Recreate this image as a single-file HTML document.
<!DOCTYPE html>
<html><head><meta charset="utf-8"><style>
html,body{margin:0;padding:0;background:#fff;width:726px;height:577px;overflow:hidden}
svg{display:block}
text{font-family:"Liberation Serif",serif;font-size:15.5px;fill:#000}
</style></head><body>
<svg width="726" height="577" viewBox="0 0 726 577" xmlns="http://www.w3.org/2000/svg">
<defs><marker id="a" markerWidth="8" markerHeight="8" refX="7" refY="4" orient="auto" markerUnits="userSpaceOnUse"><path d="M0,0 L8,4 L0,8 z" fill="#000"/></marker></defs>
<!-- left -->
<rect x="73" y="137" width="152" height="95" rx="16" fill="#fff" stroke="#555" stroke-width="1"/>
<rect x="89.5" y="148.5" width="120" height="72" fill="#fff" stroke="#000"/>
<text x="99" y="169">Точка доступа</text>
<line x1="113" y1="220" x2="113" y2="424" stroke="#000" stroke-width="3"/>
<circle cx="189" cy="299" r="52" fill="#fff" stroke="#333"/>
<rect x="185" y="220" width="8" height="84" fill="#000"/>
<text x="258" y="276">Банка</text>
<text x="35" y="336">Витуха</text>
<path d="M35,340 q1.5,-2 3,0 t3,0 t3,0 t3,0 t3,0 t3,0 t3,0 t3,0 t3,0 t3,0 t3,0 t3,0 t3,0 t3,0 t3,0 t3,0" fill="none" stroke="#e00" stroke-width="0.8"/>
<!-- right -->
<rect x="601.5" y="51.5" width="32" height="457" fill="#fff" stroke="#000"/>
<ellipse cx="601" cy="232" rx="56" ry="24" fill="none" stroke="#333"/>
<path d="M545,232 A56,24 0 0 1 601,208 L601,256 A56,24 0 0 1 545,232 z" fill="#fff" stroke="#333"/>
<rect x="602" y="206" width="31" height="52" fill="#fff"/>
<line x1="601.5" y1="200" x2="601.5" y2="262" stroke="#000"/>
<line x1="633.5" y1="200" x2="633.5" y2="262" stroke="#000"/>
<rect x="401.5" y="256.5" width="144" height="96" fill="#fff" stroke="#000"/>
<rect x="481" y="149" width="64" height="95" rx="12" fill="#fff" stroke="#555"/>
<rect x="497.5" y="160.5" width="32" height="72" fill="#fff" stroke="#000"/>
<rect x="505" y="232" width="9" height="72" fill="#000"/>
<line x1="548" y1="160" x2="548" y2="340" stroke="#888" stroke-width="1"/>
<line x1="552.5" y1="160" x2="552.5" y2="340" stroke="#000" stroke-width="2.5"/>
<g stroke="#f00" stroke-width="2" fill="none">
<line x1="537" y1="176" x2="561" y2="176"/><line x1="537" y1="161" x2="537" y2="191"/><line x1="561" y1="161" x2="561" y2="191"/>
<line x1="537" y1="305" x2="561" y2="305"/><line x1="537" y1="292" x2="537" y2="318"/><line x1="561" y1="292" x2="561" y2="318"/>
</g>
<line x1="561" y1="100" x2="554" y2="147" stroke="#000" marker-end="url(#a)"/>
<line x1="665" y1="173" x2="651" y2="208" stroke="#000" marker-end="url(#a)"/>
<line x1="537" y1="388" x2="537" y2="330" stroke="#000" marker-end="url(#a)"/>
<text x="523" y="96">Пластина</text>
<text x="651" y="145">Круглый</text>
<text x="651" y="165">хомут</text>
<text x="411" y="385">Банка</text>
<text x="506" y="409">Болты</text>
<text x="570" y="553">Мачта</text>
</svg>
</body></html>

+ + + + + + +

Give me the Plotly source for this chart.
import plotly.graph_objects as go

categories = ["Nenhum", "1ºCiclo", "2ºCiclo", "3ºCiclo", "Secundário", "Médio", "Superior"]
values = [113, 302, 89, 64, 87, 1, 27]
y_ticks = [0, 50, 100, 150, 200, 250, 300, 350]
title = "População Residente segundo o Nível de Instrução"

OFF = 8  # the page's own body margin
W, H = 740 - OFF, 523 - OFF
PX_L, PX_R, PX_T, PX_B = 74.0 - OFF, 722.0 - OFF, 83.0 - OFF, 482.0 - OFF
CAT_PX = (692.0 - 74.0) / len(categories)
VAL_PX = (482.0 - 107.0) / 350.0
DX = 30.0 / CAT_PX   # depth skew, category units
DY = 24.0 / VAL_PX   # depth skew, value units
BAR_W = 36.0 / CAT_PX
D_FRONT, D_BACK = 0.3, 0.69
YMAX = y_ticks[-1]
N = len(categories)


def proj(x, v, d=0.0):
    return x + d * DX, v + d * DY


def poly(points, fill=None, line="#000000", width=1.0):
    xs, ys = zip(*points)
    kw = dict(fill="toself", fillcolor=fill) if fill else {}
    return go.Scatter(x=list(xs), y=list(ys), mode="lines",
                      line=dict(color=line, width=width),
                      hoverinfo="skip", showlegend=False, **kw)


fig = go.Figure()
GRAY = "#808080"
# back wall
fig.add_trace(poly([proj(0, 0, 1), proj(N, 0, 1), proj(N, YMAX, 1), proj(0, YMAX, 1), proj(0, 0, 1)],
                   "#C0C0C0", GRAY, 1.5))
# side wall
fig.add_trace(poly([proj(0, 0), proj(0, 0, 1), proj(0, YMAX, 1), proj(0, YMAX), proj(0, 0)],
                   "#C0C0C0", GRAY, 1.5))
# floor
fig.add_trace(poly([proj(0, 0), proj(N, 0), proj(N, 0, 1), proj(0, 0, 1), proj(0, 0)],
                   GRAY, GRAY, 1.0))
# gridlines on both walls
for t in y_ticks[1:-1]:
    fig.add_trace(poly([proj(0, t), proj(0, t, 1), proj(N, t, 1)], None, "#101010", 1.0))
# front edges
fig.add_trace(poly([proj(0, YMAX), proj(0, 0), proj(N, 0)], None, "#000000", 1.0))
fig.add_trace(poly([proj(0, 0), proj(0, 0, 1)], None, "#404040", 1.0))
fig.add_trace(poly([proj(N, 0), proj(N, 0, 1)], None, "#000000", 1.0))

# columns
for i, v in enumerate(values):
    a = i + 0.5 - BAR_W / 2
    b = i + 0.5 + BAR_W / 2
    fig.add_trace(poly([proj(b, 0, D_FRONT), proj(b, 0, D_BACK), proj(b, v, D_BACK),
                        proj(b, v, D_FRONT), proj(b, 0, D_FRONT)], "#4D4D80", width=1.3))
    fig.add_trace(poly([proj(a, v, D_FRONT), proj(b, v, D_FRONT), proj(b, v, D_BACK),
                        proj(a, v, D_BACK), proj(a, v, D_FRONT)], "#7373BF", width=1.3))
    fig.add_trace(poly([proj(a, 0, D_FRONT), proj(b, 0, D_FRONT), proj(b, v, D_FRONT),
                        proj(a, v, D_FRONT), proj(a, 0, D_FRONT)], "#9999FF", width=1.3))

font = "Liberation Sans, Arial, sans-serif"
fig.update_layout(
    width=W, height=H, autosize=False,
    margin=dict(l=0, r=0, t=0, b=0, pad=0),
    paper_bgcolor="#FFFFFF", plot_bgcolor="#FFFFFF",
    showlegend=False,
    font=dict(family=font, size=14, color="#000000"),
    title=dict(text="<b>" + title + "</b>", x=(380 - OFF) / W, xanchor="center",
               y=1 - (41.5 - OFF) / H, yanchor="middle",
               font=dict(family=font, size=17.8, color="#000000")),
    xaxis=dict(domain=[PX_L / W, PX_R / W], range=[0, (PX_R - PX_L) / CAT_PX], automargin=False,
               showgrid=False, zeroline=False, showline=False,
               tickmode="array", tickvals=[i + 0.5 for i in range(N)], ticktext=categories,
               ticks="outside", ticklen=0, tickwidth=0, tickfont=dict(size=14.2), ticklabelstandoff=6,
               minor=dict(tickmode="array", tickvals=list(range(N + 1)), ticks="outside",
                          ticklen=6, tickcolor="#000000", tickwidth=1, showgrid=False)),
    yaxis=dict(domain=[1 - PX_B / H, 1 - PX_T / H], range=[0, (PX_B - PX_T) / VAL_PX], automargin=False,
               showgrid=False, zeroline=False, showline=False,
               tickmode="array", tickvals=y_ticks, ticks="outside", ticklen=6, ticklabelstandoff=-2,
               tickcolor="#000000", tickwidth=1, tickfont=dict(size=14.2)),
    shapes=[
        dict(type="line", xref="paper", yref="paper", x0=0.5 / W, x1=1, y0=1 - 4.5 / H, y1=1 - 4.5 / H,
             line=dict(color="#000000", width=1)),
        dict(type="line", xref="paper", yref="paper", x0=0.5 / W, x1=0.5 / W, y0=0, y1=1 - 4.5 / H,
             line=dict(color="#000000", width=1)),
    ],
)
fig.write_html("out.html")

+ + + + + + +

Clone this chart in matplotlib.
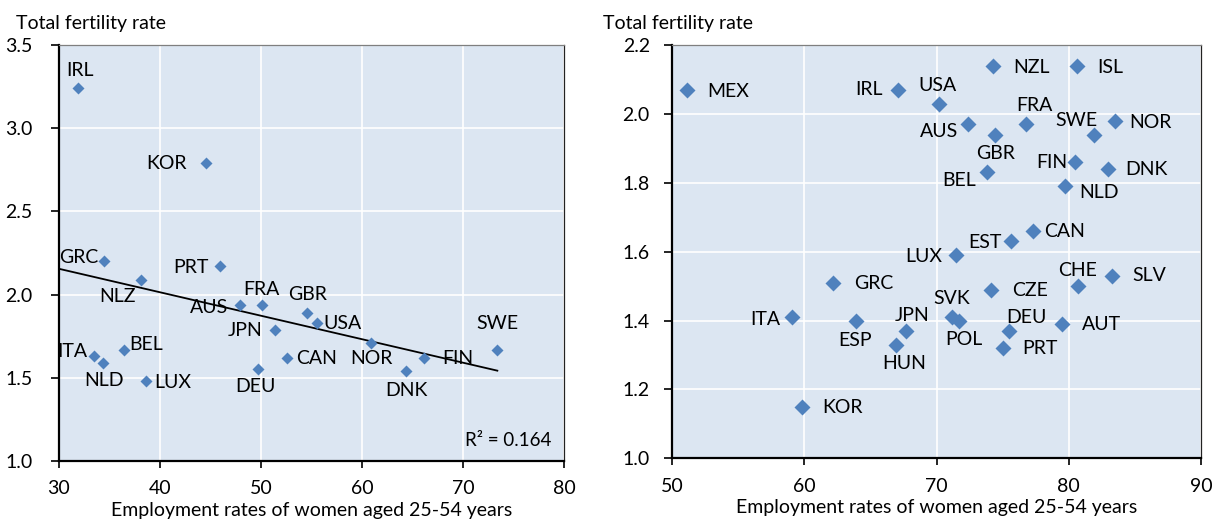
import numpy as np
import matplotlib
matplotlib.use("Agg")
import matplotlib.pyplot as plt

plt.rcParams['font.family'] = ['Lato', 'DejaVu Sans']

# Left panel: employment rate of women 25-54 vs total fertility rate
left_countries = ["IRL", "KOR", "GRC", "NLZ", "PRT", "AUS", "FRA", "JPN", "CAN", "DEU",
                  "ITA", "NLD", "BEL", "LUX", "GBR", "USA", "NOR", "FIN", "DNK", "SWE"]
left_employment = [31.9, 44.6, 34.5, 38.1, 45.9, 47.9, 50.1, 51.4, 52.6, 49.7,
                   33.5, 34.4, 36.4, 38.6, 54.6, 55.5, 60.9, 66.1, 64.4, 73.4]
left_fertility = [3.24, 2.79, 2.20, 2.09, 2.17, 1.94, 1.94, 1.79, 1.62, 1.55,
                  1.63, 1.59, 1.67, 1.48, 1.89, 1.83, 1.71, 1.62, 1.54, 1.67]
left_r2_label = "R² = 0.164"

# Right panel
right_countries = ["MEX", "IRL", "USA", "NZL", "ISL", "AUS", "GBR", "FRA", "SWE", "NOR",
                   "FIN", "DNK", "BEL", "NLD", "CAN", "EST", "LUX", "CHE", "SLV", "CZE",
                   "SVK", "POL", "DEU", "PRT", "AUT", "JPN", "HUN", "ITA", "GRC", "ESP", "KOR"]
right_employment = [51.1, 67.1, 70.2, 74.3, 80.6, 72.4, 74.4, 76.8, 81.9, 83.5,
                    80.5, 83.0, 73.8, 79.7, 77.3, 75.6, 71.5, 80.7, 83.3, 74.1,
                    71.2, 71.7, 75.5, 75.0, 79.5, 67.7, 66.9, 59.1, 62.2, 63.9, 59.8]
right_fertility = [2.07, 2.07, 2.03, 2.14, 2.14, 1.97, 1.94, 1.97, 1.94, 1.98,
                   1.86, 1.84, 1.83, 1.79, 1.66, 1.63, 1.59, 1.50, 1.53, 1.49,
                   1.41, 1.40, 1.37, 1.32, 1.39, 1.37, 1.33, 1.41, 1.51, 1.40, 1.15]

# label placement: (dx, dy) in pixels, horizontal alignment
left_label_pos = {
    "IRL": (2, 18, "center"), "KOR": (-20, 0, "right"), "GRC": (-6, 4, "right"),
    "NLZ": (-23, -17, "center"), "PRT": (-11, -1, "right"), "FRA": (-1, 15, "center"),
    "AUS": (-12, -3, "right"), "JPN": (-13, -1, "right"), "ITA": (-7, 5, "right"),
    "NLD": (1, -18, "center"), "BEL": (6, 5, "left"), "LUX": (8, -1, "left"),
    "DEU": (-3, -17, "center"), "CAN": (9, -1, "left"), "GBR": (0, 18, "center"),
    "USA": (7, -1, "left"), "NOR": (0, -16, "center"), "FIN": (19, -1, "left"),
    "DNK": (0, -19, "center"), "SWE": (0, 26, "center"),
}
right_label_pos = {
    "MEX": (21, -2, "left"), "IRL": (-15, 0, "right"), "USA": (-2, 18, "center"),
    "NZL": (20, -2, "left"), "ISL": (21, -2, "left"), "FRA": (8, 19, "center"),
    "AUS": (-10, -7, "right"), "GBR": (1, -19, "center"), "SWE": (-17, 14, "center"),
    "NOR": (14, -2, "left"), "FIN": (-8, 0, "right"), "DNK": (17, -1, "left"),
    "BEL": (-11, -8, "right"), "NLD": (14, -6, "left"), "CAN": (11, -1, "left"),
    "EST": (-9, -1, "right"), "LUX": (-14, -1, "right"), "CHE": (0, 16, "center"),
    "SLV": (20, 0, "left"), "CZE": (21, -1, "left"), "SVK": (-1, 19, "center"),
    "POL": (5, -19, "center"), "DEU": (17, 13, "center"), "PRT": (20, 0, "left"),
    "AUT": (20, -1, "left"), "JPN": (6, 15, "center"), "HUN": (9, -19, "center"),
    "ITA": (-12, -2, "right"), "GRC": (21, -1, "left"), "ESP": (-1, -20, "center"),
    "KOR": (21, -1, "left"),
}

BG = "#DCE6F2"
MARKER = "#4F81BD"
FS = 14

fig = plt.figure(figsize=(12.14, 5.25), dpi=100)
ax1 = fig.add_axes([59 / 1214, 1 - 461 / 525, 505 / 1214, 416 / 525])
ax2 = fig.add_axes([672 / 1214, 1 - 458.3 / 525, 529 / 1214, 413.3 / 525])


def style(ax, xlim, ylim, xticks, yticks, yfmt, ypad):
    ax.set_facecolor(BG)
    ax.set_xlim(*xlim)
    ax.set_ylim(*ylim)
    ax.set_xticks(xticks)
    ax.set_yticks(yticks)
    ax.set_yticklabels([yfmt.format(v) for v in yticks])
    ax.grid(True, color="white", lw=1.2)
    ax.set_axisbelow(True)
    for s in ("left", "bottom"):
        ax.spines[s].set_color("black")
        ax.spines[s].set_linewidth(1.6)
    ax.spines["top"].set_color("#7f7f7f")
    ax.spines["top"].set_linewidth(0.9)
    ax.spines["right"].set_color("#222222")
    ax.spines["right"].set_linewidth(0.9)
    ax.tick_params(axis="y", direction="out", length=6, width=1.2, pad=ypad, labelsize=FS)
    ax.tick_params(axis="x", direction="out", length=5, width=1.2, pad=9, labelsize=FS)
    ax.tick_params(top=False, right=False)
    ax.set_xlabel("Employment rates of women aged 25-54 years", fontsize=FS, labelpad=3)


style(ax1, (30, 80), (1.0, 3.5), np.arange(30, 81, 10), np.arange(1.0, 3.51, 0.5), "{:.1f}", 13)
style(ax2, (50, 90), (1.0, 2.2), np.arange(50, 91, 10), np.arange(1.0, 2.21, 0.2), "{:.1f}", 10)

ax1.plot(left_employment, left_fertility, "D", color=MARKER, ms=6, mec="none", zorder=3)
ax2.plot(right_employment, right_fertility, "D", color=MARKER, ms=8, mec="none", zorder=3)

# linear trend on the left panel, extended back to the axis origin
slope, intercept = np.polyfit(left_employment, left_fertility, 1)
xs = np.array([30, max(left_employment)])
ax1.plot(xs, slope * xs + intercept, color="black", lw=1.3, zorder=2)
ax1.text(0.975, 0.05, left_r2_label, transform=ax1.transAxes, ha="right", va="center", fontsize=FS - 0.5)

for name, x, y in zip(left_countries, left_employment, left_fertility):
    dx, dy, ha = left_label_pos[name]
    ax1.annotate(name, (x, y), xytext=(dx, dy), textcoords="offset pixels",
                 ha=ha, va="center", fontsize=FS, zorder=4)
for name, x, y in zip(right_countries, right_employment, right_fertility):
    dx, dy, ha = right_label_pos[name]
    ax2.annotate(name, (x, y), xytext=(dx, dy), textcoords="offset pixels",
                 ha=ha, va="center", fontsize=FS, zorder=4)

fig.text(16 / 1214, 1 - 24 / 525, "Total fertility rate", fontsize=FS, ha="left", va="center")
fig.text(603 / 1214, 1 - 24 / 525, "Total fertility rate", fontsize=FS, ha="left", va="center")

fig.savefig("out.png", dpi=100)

+ + + + + + +

Given exercise:
Retype only this portion of the data above: the line containing "Give me the Plotly source for this chart.", the line containing "Residente segundo o", and all lines between them, exactly.

Output for this exercise:
Give me the Plotly source for this chart.
import plotly.graph_objects as go

categories = ["Nenhum", "1ºCiclo", "2ºCiclo", "3ºCiclo", "Secundário", "Médio", "Superior"]
values = [113, 302, 89, 64, 87, 1, 27]
y_ticks = [0, 50, 100, 150, 200, 250, 300, 350]
title = "População Residente segundo o Nível de Instrução"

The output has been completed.